Charts and diagrams as code:
------------------------------

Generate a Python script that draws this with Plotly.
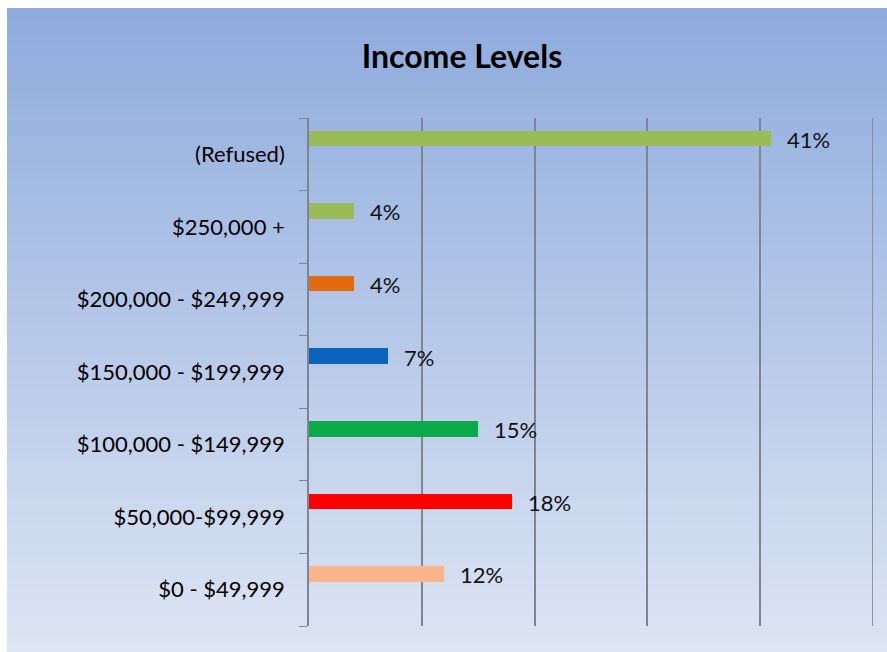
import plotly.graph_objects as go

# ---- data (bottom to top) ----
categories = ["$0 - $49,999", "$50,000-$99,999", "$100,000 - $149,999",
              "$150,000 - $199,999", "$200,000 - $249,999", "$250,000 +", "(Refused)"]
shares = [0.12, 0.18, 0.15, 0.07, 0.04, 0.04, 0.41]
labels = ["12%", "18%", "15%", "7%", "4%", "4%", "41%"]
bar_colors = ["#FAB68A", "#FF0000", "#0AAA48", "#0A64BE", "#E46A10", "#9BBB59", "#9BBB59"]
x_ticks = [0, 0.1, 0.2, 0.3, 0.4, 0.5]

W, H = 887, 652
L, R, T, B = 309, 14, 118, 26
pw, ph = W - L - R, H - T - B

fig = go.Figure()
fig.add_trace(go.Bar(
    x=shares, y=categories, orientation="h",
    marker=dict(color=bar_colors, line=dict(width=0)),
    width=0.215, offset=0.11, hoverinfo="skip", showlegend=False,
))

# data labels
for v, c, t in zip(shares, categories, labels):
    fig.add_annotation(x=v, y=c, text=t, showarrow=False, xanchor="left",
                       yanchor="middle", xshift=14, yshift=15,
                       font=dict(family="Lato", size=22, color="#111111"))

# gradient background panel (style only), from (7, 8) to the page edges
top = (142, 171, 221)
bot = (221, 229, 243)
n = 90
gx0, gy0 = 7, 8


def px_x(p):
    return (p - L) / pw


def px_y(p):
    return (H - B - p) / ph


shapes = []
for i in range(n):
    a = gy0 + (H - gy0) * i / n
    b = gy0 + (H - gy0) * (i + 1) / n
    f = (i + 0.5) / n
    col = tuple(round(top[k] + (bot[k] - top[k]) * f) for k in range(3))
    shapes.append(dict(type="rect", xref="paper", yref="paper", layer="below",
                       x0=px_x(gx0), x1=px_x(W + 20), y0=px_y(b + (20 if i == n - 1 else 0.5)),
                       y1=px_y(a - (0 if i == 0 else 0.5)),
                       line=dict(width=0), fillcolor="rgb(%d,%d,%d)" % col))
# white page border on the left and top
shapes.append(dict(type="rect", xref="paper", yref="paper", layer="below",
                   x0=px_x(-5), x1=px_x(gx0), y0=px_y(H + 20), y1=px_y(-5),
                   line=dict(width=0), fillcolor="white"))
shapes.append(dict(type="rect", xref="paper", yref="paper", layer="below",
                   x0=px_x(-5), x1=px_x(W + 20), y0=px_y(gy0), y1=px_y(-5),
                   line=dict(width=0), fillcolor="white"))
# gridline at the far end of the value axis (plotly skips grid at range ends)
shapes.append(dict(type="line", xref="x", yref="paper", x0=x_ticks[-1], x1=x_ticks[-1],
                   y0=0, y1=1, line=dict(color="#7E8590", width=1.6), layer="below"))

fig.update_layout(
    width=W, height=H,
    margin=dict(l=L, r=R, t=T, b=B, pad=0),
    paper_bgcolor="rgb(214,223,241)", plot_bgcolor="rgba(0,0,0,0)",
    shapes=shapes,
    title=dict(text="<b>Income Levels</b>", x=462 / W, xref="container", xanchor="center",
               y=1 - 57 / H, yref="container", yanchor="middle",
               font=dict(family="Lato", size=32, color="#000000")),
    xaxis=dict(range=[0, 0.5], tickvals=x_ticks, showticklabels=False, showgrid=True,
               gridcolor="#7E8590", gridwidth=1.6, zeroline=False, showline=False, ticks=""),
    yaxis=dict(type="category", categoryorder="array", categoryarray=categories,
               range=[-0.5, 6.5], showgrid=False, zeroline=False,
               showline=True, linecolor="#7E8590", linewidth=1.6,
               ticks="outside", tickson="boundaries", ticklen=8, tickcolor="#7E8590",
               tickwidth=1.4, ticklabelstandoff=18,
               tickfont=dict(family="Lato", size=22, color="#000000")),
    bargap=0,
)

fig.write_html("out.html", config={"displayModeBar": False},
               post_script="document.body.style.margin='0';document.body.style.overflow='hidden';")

------------------------------

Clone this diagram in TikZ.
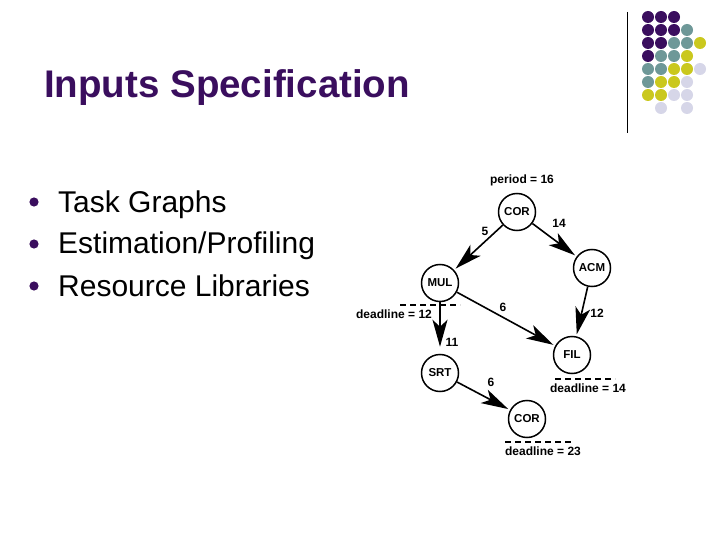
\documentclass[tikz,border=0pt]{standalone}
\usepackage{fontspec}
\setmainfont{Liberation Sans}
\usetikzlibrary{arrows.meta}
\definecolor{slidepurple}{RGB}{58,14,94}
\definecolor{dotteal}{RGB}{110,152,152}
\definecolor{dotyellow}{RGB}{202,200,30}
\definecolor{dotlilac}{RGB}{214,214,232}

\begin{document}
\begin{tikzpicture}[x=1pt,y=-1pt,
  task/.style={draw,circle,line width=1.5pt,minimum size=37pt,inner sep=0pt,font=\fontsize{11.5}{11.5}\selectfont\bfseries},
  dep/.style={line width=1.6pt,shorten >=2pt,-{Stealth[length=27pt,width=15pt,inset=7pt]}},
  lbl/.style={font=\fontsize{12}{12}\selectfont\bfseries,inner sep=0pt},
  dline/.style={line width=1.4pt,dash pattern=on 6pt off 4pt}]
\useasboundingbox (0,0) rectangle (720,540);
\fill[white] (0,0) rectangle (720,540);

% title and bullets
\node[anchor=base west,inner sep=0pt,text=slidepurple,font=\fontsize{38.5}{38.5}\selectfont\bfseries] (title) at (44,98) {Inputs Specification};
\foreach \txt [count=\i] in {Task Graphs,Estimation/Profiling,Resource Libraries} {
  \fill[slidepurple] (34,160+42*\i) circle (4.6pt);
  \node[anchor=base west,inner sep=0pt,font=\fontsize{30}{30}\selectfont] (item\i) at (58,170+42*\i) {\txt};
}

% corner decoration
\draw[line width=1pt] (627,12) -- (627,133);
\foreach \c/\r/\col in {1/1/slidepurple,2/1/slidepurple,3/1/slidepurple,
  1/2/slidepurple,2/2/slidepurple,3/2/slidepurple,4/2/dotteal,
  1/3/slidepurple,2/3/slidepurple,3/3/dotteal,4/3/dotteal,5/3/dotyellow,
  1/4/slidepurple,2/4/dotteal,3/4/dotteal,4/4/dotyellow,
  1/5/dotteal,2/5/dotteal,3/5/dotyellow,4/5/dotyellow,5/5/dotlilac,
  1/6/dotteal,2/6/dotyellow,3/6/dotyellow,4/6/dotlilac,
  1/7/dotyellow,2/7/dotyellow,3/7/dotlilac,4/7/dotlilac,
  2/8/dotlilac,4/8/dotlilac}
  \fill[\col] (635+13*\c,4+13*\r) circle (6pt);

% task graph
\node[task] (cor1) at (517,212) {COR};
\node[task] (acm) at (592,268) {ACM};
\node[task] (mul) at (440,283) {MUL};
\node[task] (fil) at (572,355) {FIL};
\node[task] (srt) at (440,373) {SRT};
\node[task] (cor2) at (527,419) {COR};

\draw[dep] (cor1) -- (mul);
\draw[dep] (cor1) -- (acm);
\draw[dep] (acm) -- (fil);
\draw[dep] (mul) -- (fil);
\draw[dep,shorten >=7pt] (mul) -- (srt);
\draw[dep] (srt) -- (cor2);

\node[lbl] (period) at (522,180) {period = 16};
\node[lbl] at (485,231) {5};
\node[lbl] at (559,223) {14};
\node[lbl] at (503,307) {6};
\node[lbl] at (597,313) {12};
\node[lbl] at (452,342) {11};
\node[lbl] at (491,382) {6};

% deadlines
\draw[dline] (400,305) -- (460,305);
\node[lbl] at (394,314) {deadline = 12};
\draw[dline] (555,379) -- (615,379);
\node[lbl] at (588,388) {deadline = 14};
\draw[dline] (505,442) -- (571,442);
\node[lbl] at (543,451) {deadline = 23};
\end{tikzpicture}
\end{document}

------------------------------

TASK OBJECTIVE:
Begin with the line where "Generate a Python" appears and end with the line where "gx0, gy0 = 7, 8" appears. Copy only that stretch, exactly, with no pictures.

RESPONSE TO THIS EXERCISE:
Generate a Python script that draws this with Plotly.
import plotly.graph_objects as go

# ---- data (bottom to top) ----
categories = ["$0 - $49,999", "$50,000-$99,999", "$100,000 - $149,999",
              "$150,000 - $199,999", "$200,000 - $249,999", "$250,000 +", "(Refused)"]
shares = [0.12, 0.18, 0.15, 0.07, 0.04, 0.04, 0.41]
labels = ["12%", "18%", "15%", "7%", "4%", "4%", "41%"]
bar_colors = ["#FAB68A", "#FF0000", "#0AAA48", "#0A64BE", "#E46A10", "#9BBB59", "#9BBB59"]
x_ticks = [0, 0.1, 0.2, 0.3, 0.4, 0.5]

W, H = 887, 652
L, R, T, B = 309, 14, 118, 26
pw, ph = W - L - R, H - T - B

fig = go.Figure()
fig.add_trace(go.Bar(
    x=shares, y=categories, orientation="h",
    marker=dict(color=bar_colors, line=dict(width=0)),
    width=0.215, offset=0.11, hoverinfo="skip", showlegend=False,
))

# data labels
for v, c, t in zip(shares, categories, labels):
    fig.add_annotation(x=v, y=c, text=t, showarrow=False, xanchor="left",
                       yanchor="middle", xshift=14, yshift=15,
                       font=dict(family="Lato", size=22, color="#111111"))

# gradient background panel (style only), from (7, 8) to the page edges
top = (142, 171, 221)
bot = (221, 229, 243)
n = 90
gx0, gy0 = 7, 8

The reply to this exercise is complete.